Could sugar tax pay for extended free school meals?

Call to use sugar tax for children’s health reignited by holiday hunger row
29 October 2020 , Katie Coyne

Use £340m ‘sugary drinks tax’ to fund free school meals through the holidays, Westminster is being urged by campaigners.

The yearly levy raised by taxing manufacturers of high sugar food and drinks was meant to be reinvested into children’s healthy eating, but charities warn the money has “disappeared into a black hole”.

Campaign coordinator for the children's food campaign at the Sustain charity, Barbara Crowther said it would cost £200m to provide free school meals and holiday activities across all 232 English local authority areas – which would be more than covered by the sugar tax.

Currently, of the 1.4m children eligible for free school meals in England, holiday provision only reaches 50,000 pupils through an ad-hoc pilot scheme.

Crowther said: “There's a huge scale of need. Food insecurity is on the rise. The number of families struggling as a result of Covid on the rise. So we need to make provision for every local authority to be able to roll out a local holiday activity provision programme.

“It should no longer be a lottery whereby all the local authorities that want to run one have to apply to the Department of Education and only the best ten local authorities get the programme. That just leaves so many children out. So we've argued that there ought to be a nationwide holiday provision programme.

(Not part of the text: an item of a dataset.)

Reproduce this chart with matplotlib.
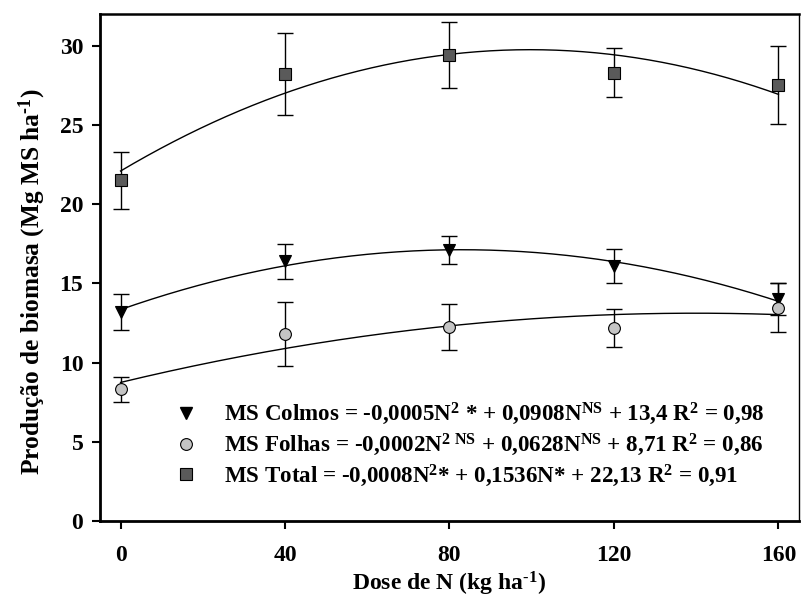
import numpy as np
import matplotlib
matplotlib.use("Agg")
import matplotlib.pyplot as plt
from matplotlib.lines import Line2D

plt.rcParams['font.family'] = ['Liberation Serif', 'DejaVu Serif']
plt.rcParams['font.weight'] = 'bold'
plt.rcParams['mathtext.fontset'] = 'custom'
plt.rcParams['mathtext.rm'] = 'Liberation Serif:bold'
plt.rcParams['mathtext.it'] = 'Liberation Serif:bold'
plt.rcParams['mathtext.bf'] = 'Liberation Serif:bold'
plt.rcParams['mathtext.default'] = 'rm'

# ---- data ----
dose = [0, 40, 80, 120, 160]
colmos = [13.2, 16.4, 17.1, 16.1, 14.0]
colmos_err = [1.15, 1.1, 0.9, 1.05, 1.0]
folhas = [8.3, 11.8, 12.25, 12.2, 13.45]
folhas_err = [0.8, 2.0, 1.45, 1.2, 1.55]
total = [21.5, 28.2, 29.4, 28.3, 27.5]
total_err = [1.8, 2.6, 2.1, 1.55, 2.45]

xticks = [0, 40, 80, 120, 160]
yticks = [0, 5, 10, 15, 20, 25, 30]

lab_colmos = r'MS Colmos = -0,0005N$^{2}$ * + 0,0908N$^{\mathrm{NS}}$ + 13,4 R$^{2}$ = 0,98'
lab_folhas = r'MS Folhas = -0,0002N$^{2\ \mathrm{NS}}$ + 0,0628N$^{\mathrm{NS}}$ + 8,71 R$^{2}$ = 0,86'
lab_total = r'MS Total = -0,0008N$^{2}$* + 0,1536N* + 22,13 R$^{2}$ = 0,91'

fig = plt.figure(figsize=(8.01, 6.0), dpi=100)
ax = fig.add_axes([100/801, 79/600, 699/801, 507/600])

xs = np.linspace(0, 160, 300)
series = [
    (colmos, colmos_err, 'v', 'black', 8.5),
    (folhas, folhas_err, 'o', '#c4c4c4', 8.5),
    (total, total_err, 's', '#5a5a5a', 8),
]
for vals, err, mk, fc, ms in series:
    coef = np.polyfit(dose, vals, 2)
    ax.plot(xs, np.polyval(coef, xs), color='black', lw=1.0, zorder=2)
    ax.errorbar(dose, vals, yerr=err, fmt='none', ecolor='black', elinewidth=1.0,
                capsize=5.5, capthick=1.0, zorder=3)
    ax.plot(dose, vals, linestyle='none', marker=mk, markersize=ms,
            markerfacecolor=fc, markeredgecolor='black', markeredgewidth=0.8, zorder=4)

handles = [
    Line2D([], [], linestyle='none', marker='v', markersize=8.5, markerfacecolor='black', markeredgecolor='black'),
    Line2D([], [], linestyle='none', marker='o', markersize=8.5, markerfacecolor='#c4c4c4', markeredgecolor='black', markeredgewidth=0.8),
    Line2D([], [], linestyle='none', marker='s', markersize=8, markerfacecolor='#5a5a5a', markeredgecolor='black', markeredgewidth=0.8),
]
leg = ax.legend(handles, [lab_colmos, lab_folhas, lab_total], loc='upper left',
                bbox_to_anchor=(74/699, (521-401)/507), frameon=False,
                fontsize=16.6, handlelength=1.0, handletextpad=1.15,
                labelspacing=0.2, borderpad=0, borderaxespad=0)

ax.set_xlim(-5, 165)
ax.set_ylim(0, 32)
ax.set_xticks(xticks)
ax.set_yticks(yticks)
ax.tick_params(axis='both', direction='out', length=6, width=1.5, labelsize=17)
ax.tick_params(axis='x', pad=11)
ax.tick_params(axis='y', pad=6)
for lbl in ax.get_xticklabels() + ax.get_yticklabels():
    lbl.set_fontweight('bold')

for side, lw in [('left', 2.0), ('bottom', 2.0), ('top', 1.8), ('right', 1.0)]:
    ax.spines[side].set_linewidth(lw)

ax.set_xlabel(r'Dose de N (kg ha$^{\text{-1}}$)', fontsize=17, fontweight='bold', labelpad=3)
ax.set_ylabel(r'Produção de biomasa (Mg MS ha$^{\text{-1}}$)', fontsize=18.3, fontweight='bold')
ax.yaxis.set_label_coords(-0.075, 0.472)

fig.savefig('out.png', dpi=100)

“We're yet again seeing that it's been left to the charities, to famous footballers and to backbench MPs to try to push the government yet again, kicking and screaming into feeding hungry children. It seems when there's money for all sorts of other schemes, there's constantly this kind of resistance to supporting families to make sure they've got nutritious food for their kids.”

Where has the money gone?

Crowther said when the government introduced the soft drinks industry levy it was “committed to making sure every penny of the revenue raised would be invested in children's health”. In the first couple of years the government used the money to set up the national school breakfast programme, a healthy people capital fund, and used it to double the PE and sport premium in schools.

But, said Crowther, over the past year information about how that soft drinks industry levy was being used “has just vanished into the ether”.

“So the money is now disappearing into a black hole. Nobody knows what's happening to it. And it's at a time that we need to be investing in health and children's food.”

When the levy came in two years ago, many companies reformulated so their drinks came under the 5g of sugar per 100ml where the tax threshold kicks in. Sustain would like the threshold to be reduced from 5g to 4.5g. This has the potential to raise an additional £50m each year to invest in children’s healthy eating, or further sugar reduction.

The threshold for eligibility for free school meals under Universal Credit is set low: under £7,400 annual income in England and Wales, £7,320 in Scotland, and £14,000 In Northern Ireland. Families even just above these levels are not eligible.

Scotland has 89,000 children eligible for free school meals, Wales has 75,000, and Northern Ireland has 97,000. However, Scotland, Wales and Northern Ireland have all extended free school meals over the October half term break. Only vulnerable children in England didn’t get this cover. Wales and Scotland have extended free school meals through all the holidays until Easter 2021.

The Rashford effect

The 'Rashford effect' is having real impact 

While all sorts of organisations – individuals, local authorities, charities, businesses – have stepped-in to help children in England, campaigners argue a long term plan is needed. Many see extending free school meals as a “sticking plaster” and that further reforms are necessary.

Manchester United striker Marcus Rashford who has been raising the profile of child poverty and free school meals, currently has a petition online calling for the implementation of three recommendations from the National Food Strategy. These are: expand free school meals to all under 16s where a parent or guardian is in receipt of Universal Credit or equivalent; provide meals and activities during all holidays; and increase the value of the Healthy Start vouchers to at least £4.25 a week, and expand the scheme.

Sustain and 108 charities and public health groups – including the CIEH – signed an open letter in support of these recommendations, as well as additional recommendations such as using the soft drinks industry levy to invest in healthy food for children, and expanding the free fruit and veg scheme to all 4.7 million primary school children in England.

Crowther said: “Think about the kind of Christmas we want our children to have this year after the difficulties and the mental health impacts that [the pandemic] has had: worrying about going hungry is something we can fix. That's why we're calling on the government to do the right thing.

“The best investment we could possibly make to building back better is to keep our children healthy and to give our children an effective education.”